Grown both - doubt that the average chap(ess) could tell the difference in a blind tasting. Your own carrots are SO flavoursome, anyway. I like the shape of R/fly. = Tim

Mrs Ava

awww, and I have rainbow carrots to try out next year.

Hugh_Jones

Those who garden in areas which are bad for carrot fly, or indeed in most areas when there is a particularly dry summer, would be most unwise to rely on carrot fly egg laying being confined to 2 or 3 occasions at fixed times per season.  As long ago as 1960 Lawrence Hills pointed out that in such areas, or such seasons, protection against fly (which was then restricted to such measures as flaked naphthaline, paraffin or TVO soaked sand or grass and hay mulches) needed to be repeated without fail at fortnightly intervals throughout the whole summer.

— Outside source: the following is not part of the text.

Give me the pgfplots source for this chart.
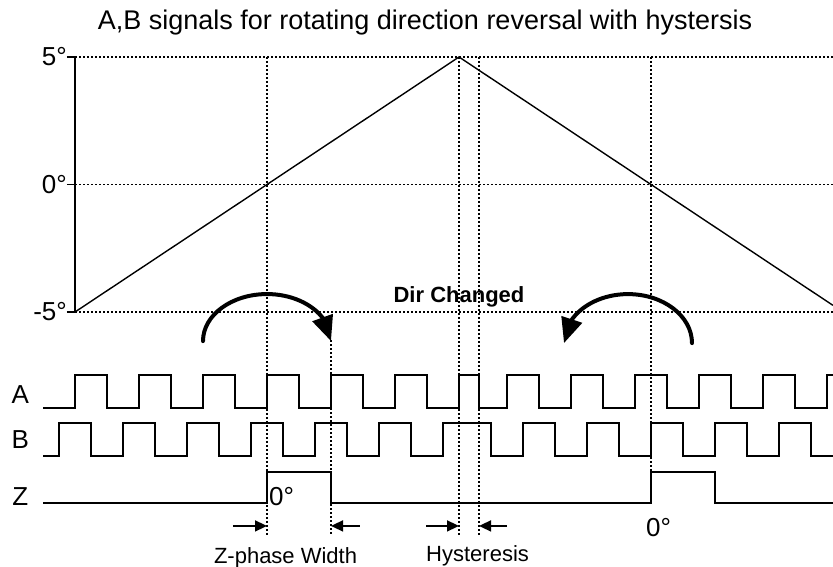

I confirmed this by experiments over two summers in 2001 and 2002 using 24 separate carrot beds, each with its own separate fleece protection, and each one exposed, in rotation, for just one period of two weeks during the season. There was no possibility of cross-contamination between the beds.  Every single bed was attacked by fly, and I considered this as ample proof that there is no single period of a fortnight between mid April/mid September when fly will not attack in a bad fly area.

tim

#7
Really, Emma! - & black tomatoes etc? I know that yellow & green & white toms are ace, but a carrot is a carrot? Whch is carrot coloured? And the carotene comes from the orange?? Like who's for blue roses? = Tim

Mrs Ava

Ah but Tim, I am trying to encourage the kids to try things, and for some peculiar reason, they do like things to be oddly coloured or shaped!

Wicker

Believe the only way to protect agaisnt carrot fly is to keep covered from sowing to harvesting - anyway I'm sticking to that!

Tim, sure I read somewhere that originally most carrots were purple?
Equality isn't everyone being the same, equality is recognising that being different is normal.

sandersj89

Quote from: Wicker on November 10, 2004, 00:50:06
Believe the only way to protect agaisnt carrot fly is to keep covered from sowing to harvesting - anyway I'm sticking to that!

Tim, sure I read somewhere that originally most carrots were purple?

Yep, more here:

http://website.lineone.net/~stolarczyk/history.html

Jerry
Caravan Holidays in Devon, come stay with us:

http://crablakefarm.co.uk/

I am now running a Blogg Site of my new Allotment:

http://sandersj89allotment.blogspot.com/

tim

Good ploy - Emma - & they do enjoy experimenting, don't they.

But I am not into purple carrots!! = Tim

campanula

oooh, i am. will try just about anything but, i cannot somehow imagine growing/eating blue potatoes - not just ones with blue skin but are sort of bruised looking all through. Sadly, I am almost as influenced by how something looks as how good it tastes - terrible confession, i know.... how shallow am I?